They, as a group, have won more Olympic gold for Canada than any other sport save hockey and athletics.
Perhaps fittingly, then, it will be Canada’s rowing crew – seven boats and at least four strong medal contenders – that could well kick-start the 2012 Olympic effort with a flurry of medals starting Wednesday.
The goal of the Canadian Olympic Committee is to finish among the top 12 countries, and that will hinge on another big year for the rowers, who have produced a whopping 20 per cent of Canada’s medal haul in Summer Games since winning four golds in 1992 in Barcelona.
Only Germany and Australia have taken home more medals in the sport in that time.
Canada’s success on the water has also begun to build on itself, with the sport attracting more new blood with every smiling face on the podium every four years.
“The thing I’ve noticed the most after Beijing was in the increase in kids rowing at the local club,” said David Calder, who won silver with partner Scott Frandsen in the coxless pairs for one of four Canadian rowing medals in 2008. “I think it had a really big impact.”
Janine Hanson, of the women’s eight, agrees.
“That’s just something we can continue to push for here,” she said. “I know that people who don’t watch rowing normally, now really enjoy watching the Olympics for rowing.”
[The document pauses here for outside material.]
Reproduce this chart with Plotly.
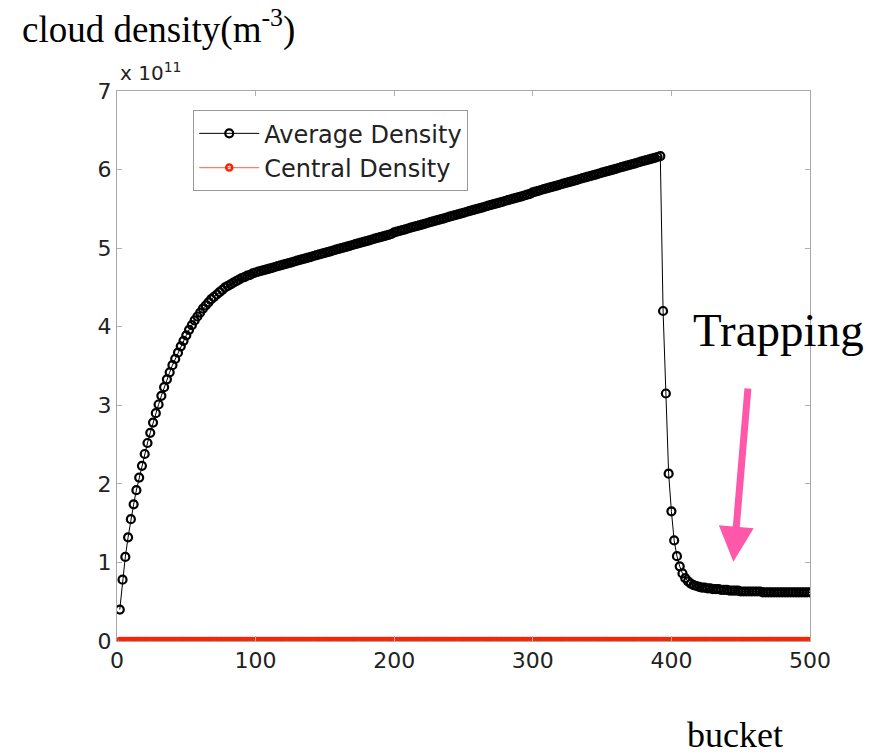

Canada's medals at the Summer Olympics by sport
Rowing has become a big part of Canada's effort at the Games, with 20 per cent of its medals in the last 20 years and nearly 15 per cent all time. Combined with canoeing, kayaking and sailing, more than 26 per cent of the country's Summer medals have come in the boating events
Calder and Frandsen’s second-place finish was Canada’s first medal of the Games four years ago, but the rowers are unlikely to get that initial podium in London given the first rowing medals won’t be handed out until the middle of next week.
What is entirely possible, however, is a slew of three or more medals in rowing in a span of two or three days.
Heats in all of the rowing events begin over the first few days, with three Canadian boats in the men’s eight, men’s double sculls and Calder-Frandsen kicking things off Saturday.
The women’s eight and both the men’s and women’s lightweight double sculls will race Sunday followed by the men’s fours on Monday.
“We’ve got a really good, young, strong team,” Frandsen said. “Lots of crews are going well right now. I think we’re in a good position to do well, but these next few days will be telling.”
Of the seven Canadian boats that qualified in 14 rowing events, it’s the two eights that will attract much of the attention.
The men have a young team with only three returnees from the group that won gold in Beijing, while the women are ranked second in the world and anxious to land on the podium after a heartbreaking fourth-place finish four years ago.
The women’s team is coming off back-to-back silver medals at the world championships, but hasn’t won an Olympic medal since taking three in a row between 1992 and 2000. Their top competition will be the United States, a crew that hasn’t lost in years and is favoured to defend its gold from 2008.
“I think everyone’s beatable,” Vancouver’s Darcy Marquardt said after the team’s training session Thursday at Eton Dorney. “It’ll come down to who wants it and who’s the best prepared on the day.”
One advantage Canada’s rowers will have this time around will come from the Own The Podium funding program (now branded Road to Excellence), which has carried over from the Winter Olympics in Vancouver two years ago to help summer athletes.
Calder said the difference between the support he received as an Olympian even four years ago pales in comparison to the resources the team has in London, pointing out all the world-class training and recovery options they’ve had leading into 2012.
If the rowers again finish the Games as the country’s medal leaders, that extra funding could be a big reason why they stay on top.
“Own The Podium has been unbelievable for us in terms of our program needs,” Calder said. “I can’t tell you looking back at my four Olympics how different this experience has been.”